__Data shown__.

::::::

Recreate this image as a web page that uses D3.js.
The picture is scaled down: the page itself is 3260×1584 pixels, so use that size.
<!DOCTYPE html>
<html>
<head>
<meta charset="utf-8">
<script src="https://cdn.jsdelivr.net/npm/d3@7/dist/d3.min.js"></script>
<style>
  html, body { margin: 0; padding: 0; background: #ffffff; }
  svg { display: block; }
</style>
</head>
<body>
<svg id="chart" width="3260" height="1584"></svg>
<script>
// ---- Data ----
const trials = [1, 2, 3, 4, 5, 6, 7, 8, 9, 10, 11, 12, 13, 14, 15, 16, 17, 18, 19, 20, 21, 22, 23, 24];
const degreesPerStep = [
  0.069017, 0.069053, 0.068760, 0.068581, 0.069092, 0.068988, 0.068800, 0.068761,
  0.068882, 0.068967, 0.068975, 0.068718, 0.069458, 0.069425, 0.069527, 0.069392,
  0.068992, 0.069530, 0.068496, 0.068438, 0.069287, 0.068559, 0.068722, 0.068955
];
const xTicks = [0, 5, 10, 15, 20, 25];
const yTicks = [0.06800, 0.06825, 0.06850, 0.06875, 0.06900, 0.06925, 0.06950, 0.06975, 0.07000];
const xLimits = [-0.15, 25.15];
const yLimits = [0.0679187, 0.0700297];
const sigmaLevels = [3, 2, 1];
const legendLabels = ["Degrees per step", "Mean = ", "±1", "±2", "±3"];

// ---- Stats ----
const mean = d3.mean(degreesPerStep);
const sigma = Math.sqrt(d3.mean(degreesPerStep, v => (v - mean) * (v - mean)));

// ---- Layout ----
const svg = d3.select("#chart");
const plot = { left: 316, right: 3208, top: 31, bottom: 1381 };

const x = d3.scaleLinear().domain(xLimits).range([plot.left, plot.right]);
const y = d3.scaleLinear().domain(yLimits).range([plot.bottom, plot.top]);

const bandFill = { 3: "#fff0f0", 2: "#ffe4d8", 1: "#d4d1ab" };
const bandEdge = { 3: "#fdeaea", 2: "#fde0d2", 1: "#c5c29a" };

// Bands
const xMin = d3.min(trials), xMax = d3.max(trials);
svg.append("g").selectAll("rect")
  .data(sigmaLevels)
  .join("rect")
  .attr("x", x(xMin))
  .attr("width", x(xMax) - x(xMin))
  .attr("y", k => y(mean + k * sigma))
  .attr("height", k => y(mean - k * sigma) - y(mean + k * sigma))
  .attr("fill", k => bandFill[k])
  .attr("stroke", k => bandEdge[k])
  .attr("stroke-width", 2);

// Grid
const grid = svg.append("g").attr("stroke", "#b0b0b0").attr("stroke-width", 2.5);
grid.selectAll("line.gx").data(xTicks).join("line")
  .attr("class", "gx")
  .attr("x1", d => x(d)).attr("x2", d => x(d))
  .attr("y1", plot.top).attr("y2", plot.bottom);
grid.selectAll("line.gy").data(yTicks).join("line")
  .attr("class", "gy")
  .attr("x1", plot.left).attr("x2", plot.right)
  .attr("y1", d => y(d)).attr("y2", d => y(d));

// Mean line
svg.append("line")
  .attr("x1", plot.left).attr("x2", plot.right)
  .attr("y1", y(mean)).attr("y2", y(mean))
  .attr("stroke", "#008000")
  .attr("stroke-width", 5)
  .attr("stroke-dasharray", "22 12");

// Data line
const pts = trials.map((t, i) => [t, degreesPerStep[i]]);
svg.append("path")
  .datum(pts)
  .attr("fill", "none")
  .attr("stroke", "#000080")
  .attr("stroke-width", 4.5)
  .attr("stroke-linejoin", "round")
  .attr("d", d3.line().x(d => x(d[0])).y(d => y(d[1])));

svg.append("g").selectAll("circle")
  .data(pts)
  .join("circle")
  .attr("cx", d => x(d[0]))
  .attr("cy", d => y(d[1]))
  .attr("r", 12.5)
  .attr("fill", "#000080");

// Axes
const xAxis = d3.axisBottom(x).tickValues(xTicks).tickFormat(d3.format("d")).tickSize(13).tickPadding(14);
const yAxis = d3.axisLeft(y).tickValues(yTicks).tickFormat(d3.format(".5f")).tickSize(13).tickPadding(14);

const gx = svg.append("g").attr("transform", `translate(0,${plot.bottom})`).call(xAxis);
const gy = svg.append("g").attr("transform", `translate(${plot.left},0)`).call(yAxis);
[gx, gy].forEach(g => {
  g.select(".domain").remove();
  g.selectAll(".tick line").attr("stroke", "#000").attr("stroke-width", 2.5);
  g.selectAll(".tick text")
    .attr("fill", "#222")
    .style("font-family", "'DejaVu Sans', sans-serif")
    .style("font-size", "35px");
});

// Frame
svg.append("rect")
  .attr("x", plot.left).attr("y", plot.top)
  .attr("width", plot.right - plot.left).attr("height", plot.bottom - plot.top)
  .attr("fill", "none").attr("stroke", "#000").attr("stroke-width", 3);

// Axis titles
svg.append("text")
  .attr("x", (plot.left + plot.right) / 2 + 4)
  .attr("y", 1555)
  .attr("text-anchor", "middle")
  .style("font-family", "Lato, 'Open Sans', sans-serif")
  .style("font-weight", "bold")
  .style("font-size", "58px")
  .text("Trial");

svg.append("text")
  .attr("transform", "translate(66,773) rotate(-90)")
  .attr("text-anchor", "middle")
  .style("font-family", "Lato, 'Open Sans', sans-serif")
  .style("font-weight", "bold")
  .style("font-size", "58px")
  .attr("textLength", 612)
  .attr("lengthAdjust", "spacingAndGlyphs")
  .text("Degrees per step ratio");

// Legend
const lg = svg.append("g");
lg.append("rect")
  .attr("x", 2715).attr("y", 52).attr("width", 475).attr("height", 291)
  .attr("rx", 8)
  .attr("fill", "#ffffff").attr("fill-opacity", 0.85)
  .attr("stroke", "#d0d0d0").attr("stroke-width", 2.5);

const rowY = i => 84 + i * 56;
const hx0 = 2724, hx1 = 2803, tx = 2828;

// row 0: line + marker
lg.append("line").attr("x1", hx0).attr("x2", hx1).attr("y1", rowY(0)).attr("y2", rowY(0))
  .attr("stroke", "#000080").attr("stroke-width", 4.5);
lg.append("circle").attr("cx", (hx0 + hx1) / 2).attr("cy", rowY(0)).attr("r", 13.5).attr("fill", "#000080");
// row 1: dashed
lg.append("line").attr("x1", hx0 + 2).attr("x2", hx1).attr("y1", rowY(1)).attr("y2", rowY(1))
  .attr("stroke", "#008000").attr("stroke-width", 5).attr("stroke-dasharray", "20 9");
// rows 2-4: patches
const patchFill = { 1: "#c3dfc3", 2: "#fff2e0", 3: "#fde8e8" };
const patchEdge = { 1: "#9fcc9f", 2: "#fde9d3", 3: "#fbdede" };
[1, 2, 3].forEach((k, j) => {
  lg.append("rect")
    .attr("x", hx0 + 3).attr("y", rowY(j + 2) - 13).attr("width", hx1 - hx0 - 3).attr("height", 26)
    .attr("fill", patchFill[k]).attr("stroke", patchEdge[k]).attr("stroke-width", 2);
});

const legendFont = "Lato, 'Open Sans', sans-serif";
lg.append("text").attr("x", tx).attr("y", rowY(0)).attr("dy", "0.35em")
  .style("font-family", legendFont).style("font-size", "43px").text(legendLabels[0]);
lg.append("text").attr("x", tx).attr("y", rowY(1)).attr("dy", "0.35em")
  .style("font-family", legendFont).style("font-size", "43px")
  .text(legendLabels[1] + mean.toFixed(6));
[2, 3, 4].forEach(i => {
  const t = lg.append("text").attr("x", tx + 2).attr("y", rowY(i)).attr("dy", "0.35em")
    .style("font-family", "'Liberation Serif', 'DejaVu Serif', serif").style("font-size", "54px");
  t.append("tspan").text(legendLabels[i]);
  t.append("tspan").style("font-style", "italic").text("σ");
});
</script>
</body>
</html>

::::::

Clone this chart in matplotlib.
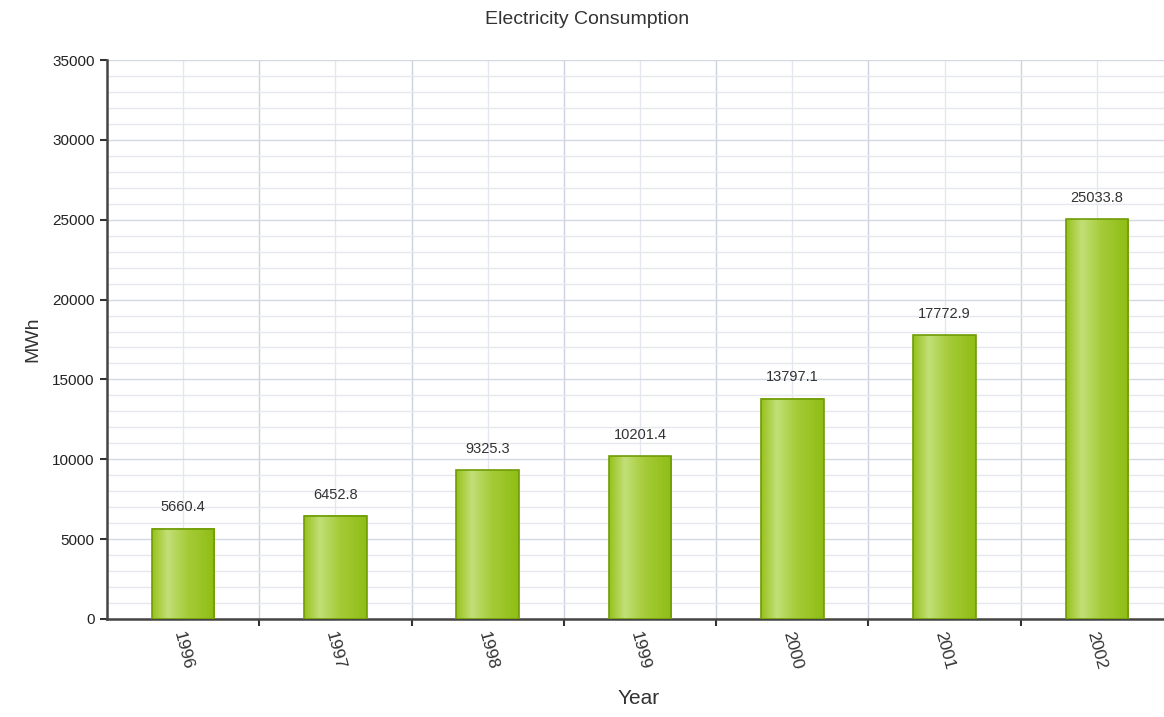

::::::

__Do this__. Starting at the line that holds "The picture is", copy each line exactly and stop after the line that holds "const sigma = Math.sqrt(d3.mean(degreesPerStep, v".

__Task answer__.
The picture is scaled down: the page itself is 3260×1584 pixels, so use that size.
<!DOCTYPE html>
<html>
<head>
<meta charset="utf-8">
<script src="https://cdn.jsdelivr.net/npm/d3@7/dist/d3.min.js"></script>
<style>
  html, body { margin: 0; padding: 0; background: #ffffff; }
  svg { display: block; }
</style>
</head>
<body>
<svg id="chart" width="3260" height="1584"></svg>
<script>
// ---- Data ----
const trials = [1, 2, 3, 4, 5, 6, 7, 8, 9, 10, 11, 12, 13, 14, 15, 16, 17, 18, 19, 20, 21, 22, 23, 24];
const degreesPerStep = [
  0.069017, 0.069053, 0.068760, 0.068581, 0.069092, 0.068988, 0.068800, 0.068761,
  0.068882, 0.068967, 0.068975, 0.068718, 0.069458, 0.069425, 0.069527, 0.069392,
  0.068992, 0.069530, 0.068496, 0.068438, 0.069287, 0.068559, 0.068722, 0.068955
];
const xTicks = [0, 5, 10, 15, 20, 25];
const yTicks = [0.06800, 0.06825, 0.06850, 0.06875, 0.06900, 0.06925, 0.06950, 0.06975, 0.07000];
const xLimits = [-0.15, 25.15];
const yLimits = [0.0679187, 0.0700297];
const sigmaLevels = [3, 2, 1];
const legendLabels = ["Degrees per step", "Mean = ", "±1", "±2", "±3"];

// ---- Stats ----
const mean = d3.mean(degreesPerStep);
const sigma = Math.sqrt(d3.mean(degreesPerStep, v => (v - mean) * (v - mean)));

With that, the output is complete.